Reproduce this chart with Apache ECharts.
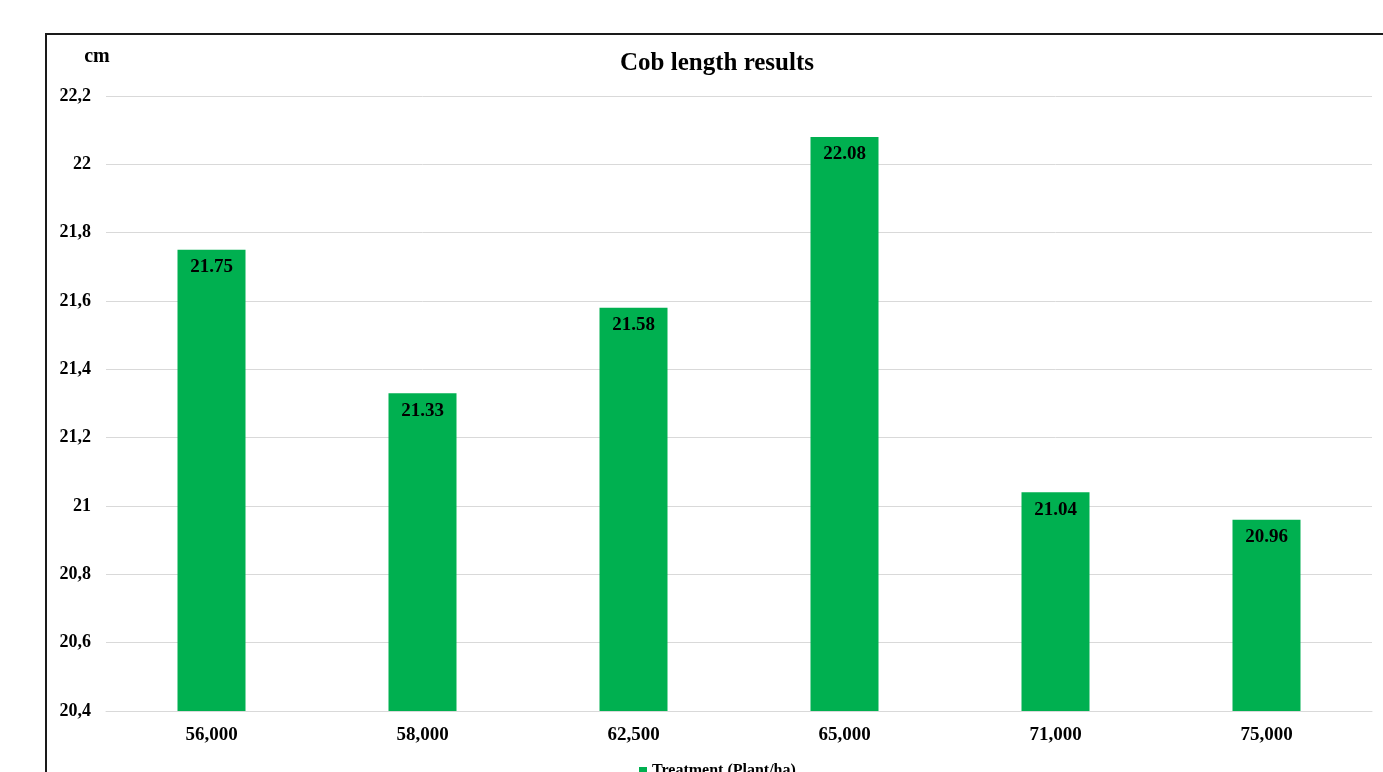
<!DOCTYPE html>
<html>
<head>
<meta charset="utf-8">
<script src="https://cdn.jsdelivr.net/npm/echarts@6/dist/echarts.min.js"></script>
<style>
  html, body { margin: 0; padding: 0; background: #fff; }
  #chart { width: 1383px; height: 772px; }
</style>
</head>
<body>
<div id="chart"></div>
<script>
// Plant densities (plants/ha) and measured cob length (cm)
const categories = ['56,000', '58,000', '62,500', '65,000', '71,000', '75,000'];
const cobLength = [21.75, 21.33, 21.58, 22.08, 21.04, 20.96];
const seriesName = 'Treatment (Plant/ha)';
const yMin = 20.4, yMax = 22.2, yStep = 0.2;

const serif = '"Liberation Serif", "DejaVu Serif", serif';
const green = '#00B050';

const chart = echarts.init(document.getElementById('chart'));
chart.setOption({
  animation: false,
  backgroundColor: '#fff',
  title: {
    text: 'Cob length results',
    left: 712, top: 46, textAlign: 'center',
    textStyle: { fontFamily: serif, fontWeight: 'bold', fontSize: 25, color: '#000' }
  },
  legend: {
    data: [seriesName],
    left: 634, top: 758,
    itemWidth: 8, itemHeight: 8, itemGap: 3,
    icon: 'rect',
    textStyle: { fontFamily: serif, fontWeight: 'bold', fontSize: 16, color: '#000' }
  },
  graphic: [
    { type: 'rect', shape: { x: 46, y: 34, width: 1400, height: 800 },
      style: { fill: 'none', stroke: '#1a1a1a', lineWidth: 2 }, silent: true },
    { type: 'text', x: 97, y: 57,
      style: { text: 'cm', font: 'bold 20px ' + serif, fill: '#000', textAlign: 'center', textVerticalAlign: 'middle' } }
  ],
  grid: { left: 106, right: 11, top: 96, bottom: 61, containLabel: false },
  xAxis: {
    type: 'category',
    data: categories,
    axisLine: { lineStyle: { color: '#d9d9d9', width: 1 } },
    axisTick: { show: false },
    axisLabel: { fontFamily: serif, fontWeight: 'bold', fontSize: 19, color: '#000', margin: 15 }
  },
  yAxis: {
    type: 'value',
    min: yMin, max: yMax, interval: yStep,
    axisLine: { show: false },
    axisTick: { show: false },
    splitLine: { lineStyle: { color: '#d9d9d9', width: 1 } },
    axisLabel: {
      fontFamily: serif, fontWeight: 'bold', fontSize: 18, color: '#000', margin: 15,
      formatter: v => String(+v.toFixed(1)).replace('.', ',')
    }
  },
  series: [{
    name: seriesName,
    type: 'bar',
    data: cobLength,
    barWidth: 68,
    itemStyle: { color: green },
    label: {
      show: true, position: 'insideTop', distance: 8,
      fontFamily: serif, fontWeight: 'bold', fontSize: 19, color: '#000',
      formatter: p => p.value.toFixed(2)
    }
  }]
});
</script>
</body>
</html>
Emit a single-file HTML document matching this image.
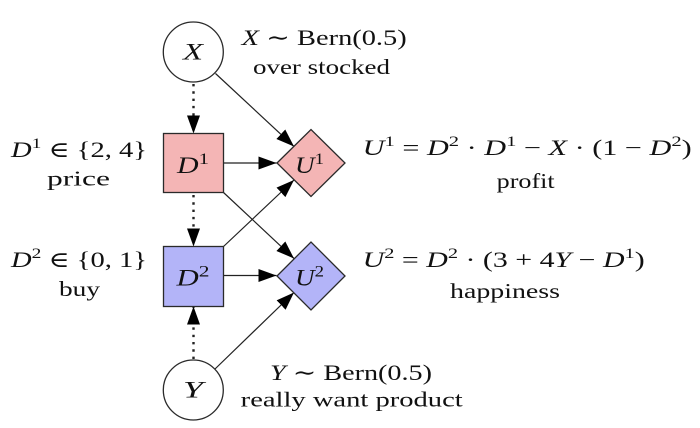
<!DOCTYPE html>
<html>
<head>
<meta charset="utf-8">
<style>
  html, body { margin: 0; padding: 0; background: #ffffff; }
  svg { display: block; }
  text { font-family: "Liberation Serif", "DejaVu Serif", serif; fill: #111; }
  .it { font-style: italic; }
</style>
</head>
<body>
<svg width="700" height="428" viewBox="0 0 700 428" xmlns="http://www.w3.org/2000/svg">
  <defs>
    <marker id="ah" markerUnits="userSpaceOnUse" markerWidth="19" markerHeight="14" refX="18" refY="6.5" orient="auto">
      <path d="M0,0 L18,6.5 L0,13 Z" fill="#000"/>
    </marker>
  </defs>

  <!-- Edges -->
  <g stroke="#222" stroke-width="1.2" fill="none">
    <line x1="193.5" y1="84" x2="193.5" y2="133.5" stroke-width="2.4" stroke-dasharray="2.4 4.9" marker-end="url(#ah)"/>
    <line x1="193.5" y1="195" x2="193.5" y2="246.5" stroke-width="2.4" stroke-dasharray="2.4 4.9" marker-end="url(#ah)"/>
    <line x1="193.5" y1="359" x2="193.5" y2="306.5" stroke-width="2.4" stroke-dasharray="2.4 4.9" marker-end="url(#ah)"/>
    <line x1="223.5" y1="163" x2="276.5" y2="163" marker-end="url(#ah)"/>
    <line x1="223.5" y1="275.5" x2="276.5" y2="275.5" marker-end="url(#ah)"/>
    <line x1="215.5" y1="73.5" x2="294" y2="146.5" marker-end="url(#ah)"/>
    <line x1="223.5" y1="192.5" x2="294" y2="258.5" marker-end="url(#ah)"/>
    <line x1="223.5" y1="246.5" x2="294" y2="180" marker-end="url(#ah)"/>
    <line x1="215" y1="369" x2="294" y2="292.5" marker-end="url(#ah)"/>
  </g>

  <!-- Nodes -->
  <g stroke="#2a2a2a" stroke-width="1.3">
    <circle cx="193.3" cy="52" r="30" fill="#fff"/>
    <circle cx="193.3" cy="390" r="30" fill="#fff"/>
    <rect x="163.5" y="133.5" width="60" height="59" fill="#F4B5B5"/>
    <rect x="163.5" y="246.5" width="60" height="60" fill="#B3B4F8"/>
    <polygon points="277,163 311,129.5 345,163 311,196.5" fill="#F4B5B5"/>
    <polygon points="277,276 311,242 345,276 311,310" fill="#B3B4F8"/>
  </g>

  <!-- Node labels -->
  <text x="193" y="59.5" font-size="23" text-anchor="middle" class="it" textLength="20" lengthAdjust="spacingAndGlyphs">X</text>
  <text x="193" y="397.5" font-size="23" text-anchor="middle" class="it" textLength="20" lengthAdjust="spacingAndGlyphs">Y</text>
  <text x="193" y="173" font-size="23" text-anchor="middle" textLength="32" lengthAdjust="spacingAndGlyphs"><tspan class="it">D</tspan><tspan font-size="16" dy="-9">1</tspan></text>
  <text x="309.5" y="173" font-size="23" text-anchor="middle" textLength="29" lengthAdjust="spacingAndGlyphs"><tspan class="it">U</tspan><tspan font-size="16" dy="-9">1</tspan></text>
  <text x="193" y="285.5" font-size="23" text-anchor="middle" textLength="33" lengthAdjust="spacingAndGlyphs"><tspan class="it">D</tspan><tspan font-size="16" dy="-9">2</tspan></text>
  <text x="309.5" y="285.5" font-size="23" text-anchor="middle" textLength="29" lengthAdjust="spacingAndGlyphs"><tspan class="it">U</tspan><tspan font-size="16" dy="-9">2</tspan></text>

  <!-- X annotation -->
  <text x="241.7" y="45" font-size="22" textLength="165" lengthAdjust="spacingAndGlyphs"><tspan class="it">X</tspan> ∼ Bern(0.5)</text>
  <text x="253" y="74" font-size="21" textLength="137" lengthAdjust="spacingAndGlyphs">over stocked</text>

  <!-- D1 annotation -->
  <text x="11" y="157" font-size="22" textLength="136" lengthAdjust="spacingAndGlyphs"><tspan class="it">D</tspan><tspan font-size="15" dy="-9">1</tspan><tspan dy="9"> ∈ {2, 4}</tspan></text>
  <text x="47" y="185.5" font-size="21" textLength="63" lengthAdjust="spacingAndGlyphs">price</text>

  <!-- D2 annotation -->
  <text x="11" y="267" font-size="22" textLength="136" lengthAdjust="spacingAndGlyphs"><tspan class="it">D</tspan><tspan font-size="15" dy="-9">2</tspan><tspan dy="9"> ∈ {0, 1}</tspan></text>
  <text x="59" y="296" font-size="21" textLength="41" lengthAdjust="spacingAndGlyphs">buy</text>

  <!-- U1 annotation -->
  <text x="362.7" y="155" font-size="22" textLength="329" lengthAdjust="spacingAndGlyphs"><tspan class="it">U</tspan><tspan font-size="15" dy="-9">1</tspan><tspan dy="9"> = </tspan><tspan class="it">D</tspan><tspan font-size="15" dy="-9">2</tspan><tspan dy="9"> · </tspan><tspan class="it">D</tspan><tspan font-size="15" dy="-9">1</tspan><tspan dy="9"> − </tspan><tspan class="it">X</tspan><tspan> · (1 − </tspan><tspan class="it">D</tspan><tspan font-size="15" dy="-9">2</tspan><tspan dy="9">)</tspan></text>
  <text x="496.7" y="188" font-size="21" textLength="58" lengthAdjust="spacingAndGlyphs">profit</text>

  <!-- U2 annotation -->
  <text x="362.7" y="267" font-size="22" textLength="282" lengthAdjust="spacingAndGlyphs"><tspan class="it">U</tspan><tspan font-size="15" dy="-9">2</tspan><tspan dy="9"> = </tspan><tspan class="it">D</tspan><tspan font-size="15" dy="-9">2</tspan><tspan dy="9"> · (3 + 4</tspan><tspan class="it">Y</tspan><tspan> − </tspan><tspan class="it">D</tspan><tspan font-size="15" dy="-9">1</tspan><tspan dy="9">)</tspan></text>
  <text x="450" y="298" font-size="21" textLength="110" lengthAdjust="spacingAndGlyphs">happiness</text>

  <!-- Y annotation -->
  <text x="270" y="380" font-size="22" textLength="162" lengthAdjust="spacingAndGlyphs"><tspan class="it">Y</tspan> ∼ Bern(0.5)</text>
  <text x="240.7" y="406.5" font-size="21" textLength="222" lengthAdjust="spacingAndGlyphs">really want product</text>
</svg>
</body>
</html>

◆ OBJECTIVE: Skip the pictures. Restate exactly the lines from the start of the entries through the line containing "const green = '#00B050';", both ends included.

◆ OUTPUT FOR THIS TASK:
Reproduce this chart with Apache ECharts.
<!DOCTYPE html>
<html>
<head>
<meta charset="utf-8">
<script src="https://cdn.jsdelivr.net/npm/echarts@6/dist/echarts.min.js"></script>
<style>
  html, body { margin: 0; padding: 0; background: #fff; }
  #chart { width: 1383px; height: 772px; }
</style>
</head>
<body>
<div id="chart"></div>
<script>
// Plant densities (plants/ha) and measured cob length (cm)
const categories = ['56,000', '58,000', '62,500', '65,000', '71,000', '75,000'];
const cobLength = [21.75, 21.33, 21.58, 22.08, 21.04, 20.96];
const seriesName = 'Treatment (Plant/ha)';
const yMin = 20.4, yMax = 22.2, yStep = 0.2;

const serif = '"Liberation Serif", "DejaVu Serif", serif';
const green = '#00B050';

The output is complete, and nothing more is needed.